The latest cauldron of storm trouble follows three hurricanes that have hammered the U.S. and its Caribbean territories this year. Those were Hurricane Harvey along the Texas coast and Hurricane Irma, which struck south Florida before moving up the peninsula and slamming the entire state of Georgia with high winds and heavy rains. And, of course, Hurricane Maria devastated the U.S. territory of Puerto Rico two weeks ago, as well as the U.S. Virgin Islands.
Kovacik conceded there appears to be no rest for the storm weary with the latest weather phenomenon, which looks to become Tropical Storm Nate and likely Hurricane Nate.
“We thought we were done,” she said. “But hurricane season does run through the end of November. It’s typical to see systems still developing into October.”
For Columbus-area residents, that would include memories of Hurricane Opal, a Category 4 hurricane that made landfall near Pensacola, Fla., as a Category 3 on Oct. 4, 1995. That storm raged north through Alabama, bringing very high winds and torrential rains to the Chattahoochee Valley as destructive outer bands of the hurricane moved over the local area.

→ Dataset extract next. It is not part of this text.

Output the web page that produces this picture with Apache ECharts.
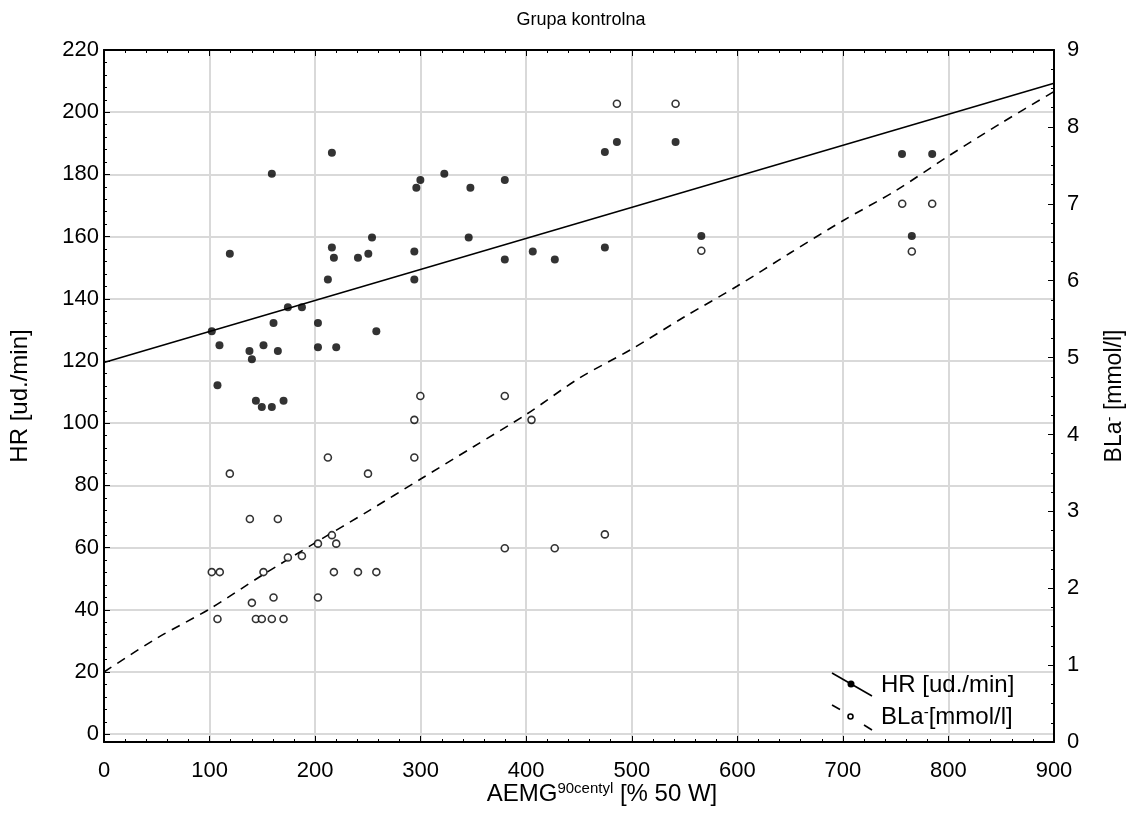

Informed Wednesday that a possible hurricane was headed for the Gulf Coast this weekend, Georgia Power spokesman Robert Watkins at first simply said: “Say it ain’t so.”
Watkins, recalling Irma and the hurricane and tropical storm winds and rains that struck the state of Georgia on Sept. 11, said that the power company, owned by Atlanta-based Southern Company, has a storm center in the state capital. It keeps an eye on possible nasty weather that can knock out electricity to homes and businesses.
“As it gets closer and we see what we’re up against, we’ll start moving resources in from other areas toward this area,” Watkins said of Georgia Power’s overall strategy with fierce weather. “Depending on how bad it looks like it’s going to be, we’ll have people come in from the areas of the state that are not going to be hit.”
Irma was a major exception for most hurricanes and tropical storms in that it took aim at all of Georgia, leaving nearly a million customers across the state without electricity in its wake due to extremely high winds. The damage was so bad that power crews from Canada drove down to assist with getting power back up, he said, with 95 percent of customers restored within three days.
In the Columbus area, Watkins said, there were more than 33,000 customers without electricity at the height of the storm. He said about 95 percent of those local residents without power were back on within 48 hours. Overall, Columbus and the surrounding area was spared the brunt of Irma, with it weakening somewhat and its rougher winds farther to the east.
“It was a herculean effort,” Watkins said. “Everybody dropped what they were doing in their usual job and went into storm mode and worked around the clock, really, to get people back on, and then they moved to other places that had been hit. We felt really good about the response.”